Contemplamos esta foto el último día de octubre de 2021. Ese muelle terminó de claudicar hace poco. Se cayó. Ya no existe. El viento que hace medio siglo alborotaba el cabello de los niños campea ahora solitario (silbará, seguro, para que el silencio no lo abrume). Los niños deben estar regados por el mundo (el Zulia parece sometido a un proyecto de arrase y despoblamiento).

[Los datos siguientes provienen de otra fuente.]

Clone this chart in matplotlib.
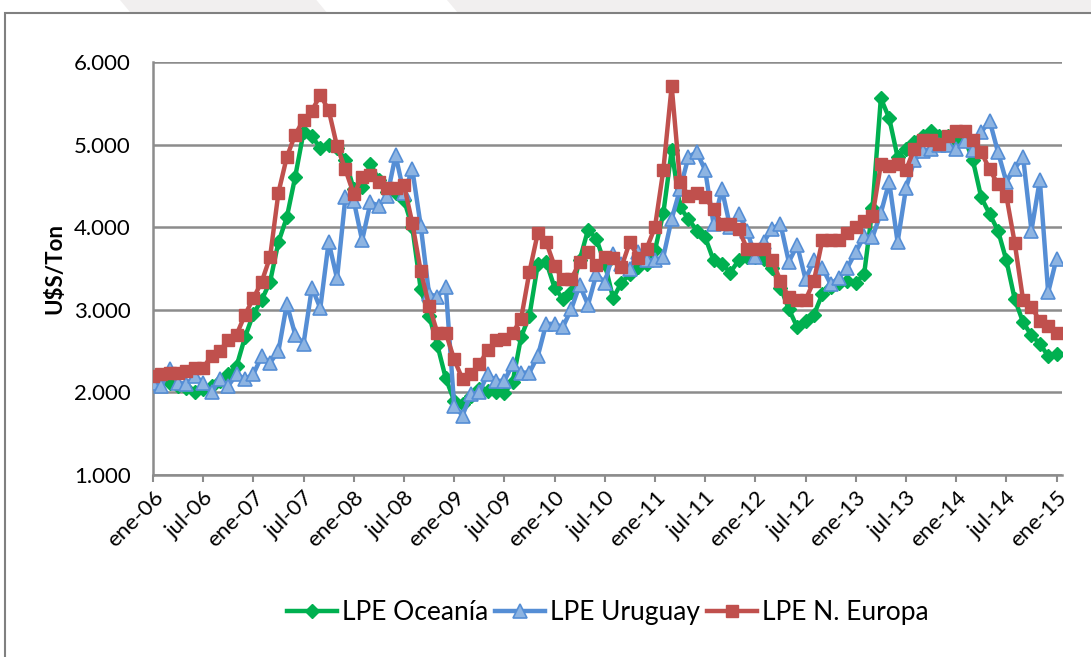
import numpy as np
import matplotlib
matplotlib.use("Agg")
import matplotlib.pyplot as plt
from matplotlib.patches import Polygon, Rectangle
from matplotlib.ticker import FuncFormatter

# monthly prices, ene-06 .. ene-15 (U$S/Ton)
oceania = [2160, 2150, 2110, 2080, 2050, 2010, 2040, 2080, 2140, 2220, 2320, 2670,
           2950, 3120, 3340, 3820, 4120, 4610, 5150, 5100, 4960, 4990, 4960, 4810,
           4460, 4490, 4770, 4570, 4430, 4410, 4330, 4000, 3250, 2930, 2570, 2170,
           1900, 1860, 1960, 2040, 2020, 2010, 1990, 2130, 2670, 2930, 3550, 3580,
           3270, 3130, 3210, 3600, 3970, 3860, 3560, 3140, 3330, 3430, 3520, 3560,
           3720, 4170, 4930, 4240, 4100, 3960, 3880, 3600, 3560, 3450, 3600, 3640,
           3640, 3620, 3510, 3270, 3010, 2790, 2860, 2940, 3190, 3280, 3330, 3350,
           3330, 3430, 4230, 5560, 5320, 4850, 4950, 5030, 5110, 5170, 5110, 5110,
           5060, 5080, 4810, 4360, 4160, 3960, 3600, 3130, 2850, 2690, 2590, 2440,
           2470]

uruguay = [2120, 2080, 2280, 2120, 2100, 2200, 2120, 2000, 2160, 2080, 2220, 2160,
           2220, 2440, 2360, 2500, 3070, 2700, 2590, 3270, 3020, 3820, 3380, 4360,
           4320, 3840, 4300, 4260, 4380, 4870, 4410, 4700, 4020, 3190, 3160, 3280,
           1840, 1720, 1980, 2000, 2220, 2140, 2140, 2340, 2240, 2240, 2440, 2830,
           2830, 2790, 3010, 3300, 3060, 3430, 3330, 3680, 3550, 3500, 3700, 3600,
           3600, 3640, 4100, 4460, 4850, 4910, 4690, 4040, 4460, 4000, 4160, 3960,
           3640, 3820, 3980, 4040, 3580, 3780, 3370, 3600, 3510, 3310, 3390, 3510,
           3700, 3890, 3880, 4170, 4550, 3820, 4470, 4810, 4920, 4950, 4990, 4990,
           4950, 5040, 4940, 5150, 5290, 4910, 4550, 4710, 4850, 3960, 4570, 3210,
           3620]

n_europa = [2200, 2220, 2230, 2230, 2260, 2290, 2300, 2440, 2500, 2640, 2700, 2940,
            3140, 3340, 3640, 4420, 4850, 5120, 5300, 5410, 5600, 5420, 4980, 4700,
            4400, 4610, 4630, 4550, 4480, 4480, 4510, 4050, 3470, 3050, 2720, 2720,
            2400, 2160, 2220, 2340, 2510, 2630, 2650, 2720, 2890, 3460, 3930, 3820,
            3530, 3370, 3370, 3580, 3700, 3540, 3640, 3630, 3520, 3820, 3630, 3740,
            4000, 4690, 5710, 4550, 4380, 4410, 4360, 4220, 4040, 4040, 3980, 3740,
            3740, 3740, 3600, 3350, 3150, 3120, 3120, 3350, 3840, 3840, 3840, 3930,
            4000, 4070, 4140, 4760, 4740, 4770, 4690, 4950, 5060, 5050, 5010, 5110,
            5170, 5160, 5050, 4910, 4700, 4520, 4380, 3810, 3120, 3030, 2870, 2810,
            2720]

tick_labels = ["ene-06", "jul-06", "ene-07", "jul-07", "ene-08", "jul-08", "ene-09",
               "jul-09", "ene-10", "jul-10", "ene-11", "jul-11", "ene-12", "jul-12",
               "ene-13", "jul-13", "ene-14", "jul-14", "ene-15"]

plt.rcParams['font.family'] = ['Lato', 'DejaVu Sans']

fig = plt.figure(figsize=(10.91, 6.57), dpi=100)

# faint banner shapes above the chart frame, and the frame itself (kept behind the axes)
fig.patches.append(Polygon([[0.11, 1.0], [0.29, 1.0], [0.30, 0.98], [0.12, 0.98]],
                           closed=True, transform=fig.transFigure,
                           facecolor='#f1efef', edgecolor='none', zorder=-10))
fig.patches.append(Polygon([[0.41, 1.0], [1.0, 1.0], [1.0, 0.98], [0.42, 0.98]],
                           closed=True, transform=fig.transFigure,
                           facecolor='#f1efef', edgecolor='none', zorder=-10))
fig.patches.append(Rectangle((0.005, -0.01), 1.0, 0.99, transform=fig.transFigure,
                             facecolor='white', edgecolor='#808080', linewidth=1.5,
                             zorder=-5))

ax = fig.add_axes([0.1402, 0.277, 0.8332, 0.6286])
ax.patch.set_alpha(0)

x = np.arange(len(oceania))
ax.plot(x, oceania, color='#00B050', linewidth=3.2, marker='D', markersize=7,
        markerfacecolor='#00B050', markeredgecolor='#00B050', label='LPE Oceanía', zorder=3)
ax.plot(x, uruguay, color='#558ED5', linewidth=3.2, marker='^', markersize=10,
        markerfacecolor='#8DB4E2', markeredgecolor='#558ED5', markeredgewidth=1.2,
        label='LPE Uruguay', zorder=4)
ax.plot(x, n_europa, color='#C0504D', linewidth=3.2, marker='s', markersize=8.5,
        markerfacecolor='#C0504D', markeredgecolor='#C0504D', label='LPE N. Europa', zorder=5)

ax.set_xlim(0, 108.65)
ax.set_ylim(1000, 6000)
ax.set_yticks([1000, 2000, 3000, 4000, 5000, 6000])
ax.yaxis.set_major_formatter(FuncFormatter(lambda v, p: f"{int(v):,}".replace(",", ".")))
ax.grid(axis='y', color='#8c8c8c', linewidth=1.8)
ax.set_axisbelow(True)

ax.set_xticks(np.arange(0, len(oceania), 6))
ax.set_xticklabels(tick_labels, rotation=45, ha='right', va='top',
                   rotation_mode='anchor', fontsize=16)
ax.tick_params(axis='y', labelsize=16, length=0, pad=16)
ax.tick_params(axis='x', length=5, color='#8c8c8c', width=1.5, pad=4)

for side in ['top', 'right']:
    ax.spines[side].set_visible(False)
ax.spines['left'].set_color('#8c8c8c')
ax.spines['left'].set_linewidth(1.8)
ax.spines['bottom'].set_color('#8c8c8c')
ax.spines['bottom'].set_linewidth(1.8)

ax.set_ylabel('U$S/Ton', fontsize=16, fontweight='bold', labelpad=6)

fig.legend(loc='center', bbox_to_anchor=(0.557, 0.067), ncol=3, frameon=False,
           fontsize=19, handlelength=1.9, columnspacing=0.25, handletextpad=0.2)

fig.savefig('out.png', dpi=100)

Pero no todo está perdido. En menos de dos semanas, el sábado 13 de noviembre, se inaugurará en el Maczul (Museo de Arte Contemporáneo del Zulia), dirigido por Anabelí Vera Marín, la exposición “Tito Caula: el registro inagotable”, en alianza con la Fundación Archivo Fotografía Urbana. La muestra, de casi un centenar de piezas, fue curada por Lorena González Inneco y Vasco Szinetar, autores del texto del catálogo. En algún lugar de la sala 4 del Maczul, una enormidad de dos niveles y luminosidad del otro mundo (el mundo del Zulia), estarán estos niños, mirándonos desde la era petrolera, desde la democracia y la fe en el futuro (una de las niñas orienta la cara de su hermanito hacia la cámara sostenida en el trípode del fotógrafo, ¿intuye la solemnidad del momento?, en que han de convertirse en mensajeros de la esperanza que encarnan…).
La imagen nos fascina. Insisto, los niños apretados, como creyones en su caja, sus piernitas morenas expuestas a la tibia brisa del lago; la actitud inocente, juguetona, confiada; las sonrisas apenas esbozadas como si compartieran el deleite del fotógrafo (ese placer punzante que nos produce el trabajo creativo hecho a instancias de otro). Y luego, toda esa agua en calma, la vibrante geometría del puente. Todo es promesa en esta imagen. Todo es cariño. Todo es Caula.